I love this deal for two big reasons: international sales and licensing. In 2013, Mega Brands saw 70% of its sales come from the United States and Canada. That is an extremely high total for a company listed as one of the top 15 toymakers in the world. Lego reported single digit growth in the United States and United Kingdom, and said it saw double digit growth in other markets like Asia. Consider that Mega Brands had employees in only 17 countries and has a relatively small sales force. Mattel is present in over 150 countries and should easily be able to expand the brand into new territories.
Lego is headquartered in Denmark and has a loyal following in Europe. This is one possible risk for Mattel and its newly acquired company. However, with a market share of 85% with a similar product, Lego could see its market share hit, even if only by a few percentage points. In 2013, Mega Brands saw record sales of preschool construction toys. Now imagine sales hitting new records every year as new territories are added and its easy to see why Mattel was glad to pay $460 million for the company.
Mega has slowly been building its licensing base for Mega Bloks, with several of the announced properties coming later in 2014. In 2013, Mega launched a line of Call of Duty Mega Bloks. Later in 2014, Mega will release a line of blocks with SpongeBob Squarepants characters and Assassin's Creed characters. Mega currently has blocks branded after Barbie, Thomas & Friends, Caterpillar, John Deere, NYPD, Dora the Explorer, Smurfs, HALO, Skylanders, Power Rangers, and Hot Wheels. Several of these properties are existing Mattel brands, which should provide some cost synergies on the deal as Mattel will now see all sales from these blocks rather than licensing fees.

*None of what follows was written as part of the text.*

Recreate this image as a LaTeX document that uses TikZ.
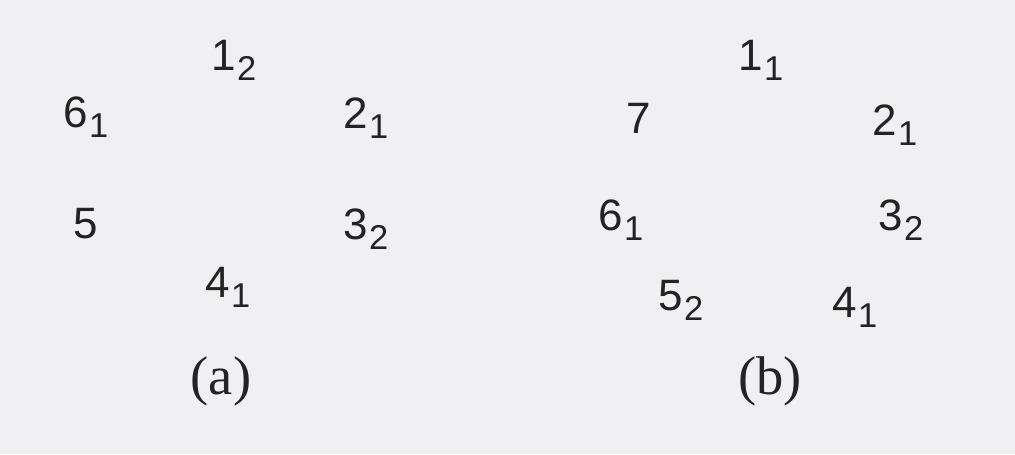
\documentclass[tikz,border=0pt]{standalone}
\usepackage{fontspec}
\setmainfont{Liberation Serif}
\newfontfamily\labfont{Liberation Sans}
\definecolor{bgcol}{RGB}{240,240,242}
\definecolor{inkcol}{RGB}{35,35,35}
\newcommand{\lab}[2]{#1\kern0.3pt\raisebox{-1mm}{\fontsize{9.8}{10}\selectfont #2}}

\begin{document}
\begin{tikzpicture}[x=0.01cm, y=-0.01cm,
    vlab/.style={anchor=base west, inner sep=0pt, text=inkcol, font=\labfont\fontsize{12.5}{14}\selectfont},
    captext/.style={anchor=base, inner sep=0pt, text=inkcol, font=\fontsize{15.5}{18}\selectfont}]

    % --- Background ---
    \fill[bgcol] (0,0) rectangle (1015,454);
    \useasboundingbox (0,0) rectangle (1015,454);

    % --- Graph (a) ---
    \node[vlab] (a1) at (211,70) {\lab{1}{2}};
    \node[vlab] (a2) at (343,128) {\lab{2}{1}};
    \node[vlab] (a3) at (343,239) {\lab{3}{2}};
    \node[vlab] (a4) at (205,297) {\lab{4}{1}};
    \node[vlab] (a5) at (73,238) {5};
    \node[vlab] (a6) at (63,127) {\lab{6}{1}};
    \node[captext] (capa) at (221,394) {(a)};

    % --- Graph (b) ---
    \node[vlab] (b1) at (738,70) {\lab{1}{1}};
    \node[vlab] (b2) at (872,135) {\lab{2}{1}};
    \node[vlab] (b3) at (878,230) {\lab{3}{2}};
    \node[vlab] (b4) at (832,317) {\lab{4}{1}};
    \node[vlab] (b5) at (658,310) {\lab{5}{2}};
    \node[vlab] (b6) at (598,230) {\lab{6}{1}};
    \node[vlab] (b7) at (626,133) {7};
    \node[captext] (capb) at (770,394) {(b)};

\end{tikzpicture}
\end{document}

Down the road, I think Mattel will be more aggressive at signing deals with Mega Bloks branded after popular characters and upcoming movies. Mattel can also use its own brands like Little People, Fisher Price and Power Wheels as additional cross branding opportunities.

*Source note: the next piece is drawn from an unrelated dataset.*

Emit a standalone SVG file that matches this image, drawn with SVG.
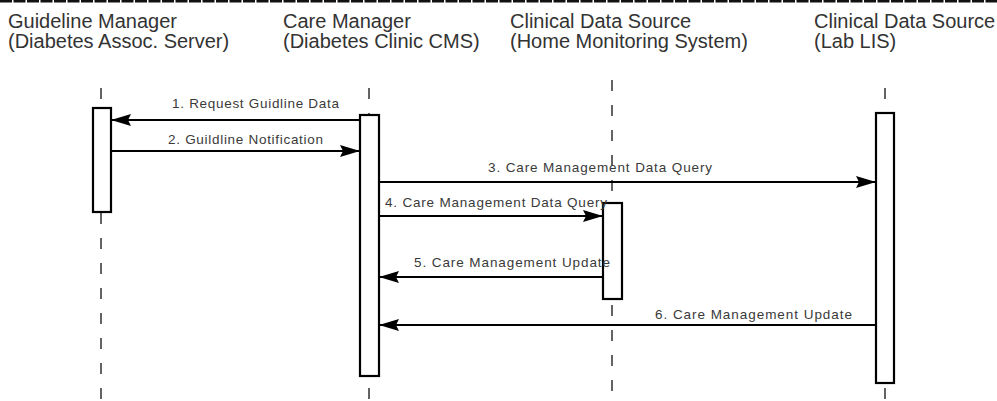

In case you haven't noticed, Lego is on a tear right now with a huge box office take for "Lego Movie." The company also announced on Thursday that 2013 sales grew 10% to $4.6 billion. Net income grew 9% for Lego's full year. In the last 10 years, Lego has now quadrupled its revenue. Lego has seen tremendous growth thorough new product offerings like Lego Friends and Ninjango. Key growth has also come from partnerships with brands like Star Wars and Harry Potter.

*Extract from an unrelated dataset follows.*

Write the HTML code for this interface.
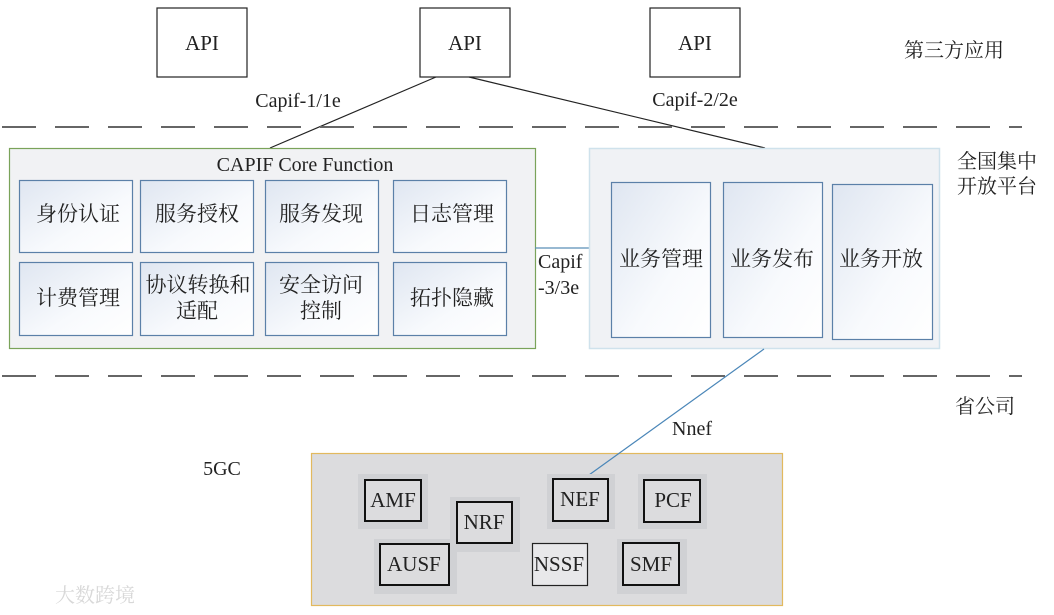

In the last fiscal year, Mattel saw sales increase 1%. North American sales grew 2%, while international sales saw 5% growth. American Girl led the way on the year, with 11% sales growth. Mattel is coming off a horrid fourth quarter report, which caused shares to plunge double digits. North American sales were down 10% and international sales were flat in the fourth quarter. Total company sales were down 6% in the fourth quarter.
My last article on Mattel recommended buying the stock, as it was at 52 week lows and offered a recently increased 4% yield. Since that time, shares have barely moved and still offer a dividend yield of 4%. Analysts are expecting minimal sales growth to $6.5 billion in fiscal 2014. In fiscal 2015, revenue is expected to increase 3.4% to $6.7 billion.
These estimates are prior to the Mega Brand acquisition. I see the acquisition adding some real value and growth to Mattel. As the toy leader, Mattel has seen its growth days come to an end. Worse yet, the company is failing to maintain current sales levels as its key brands face strong competition. The company's entry into construction sets could be a key growth driver, along with the international sales potential that will be coming from Mega Bloks.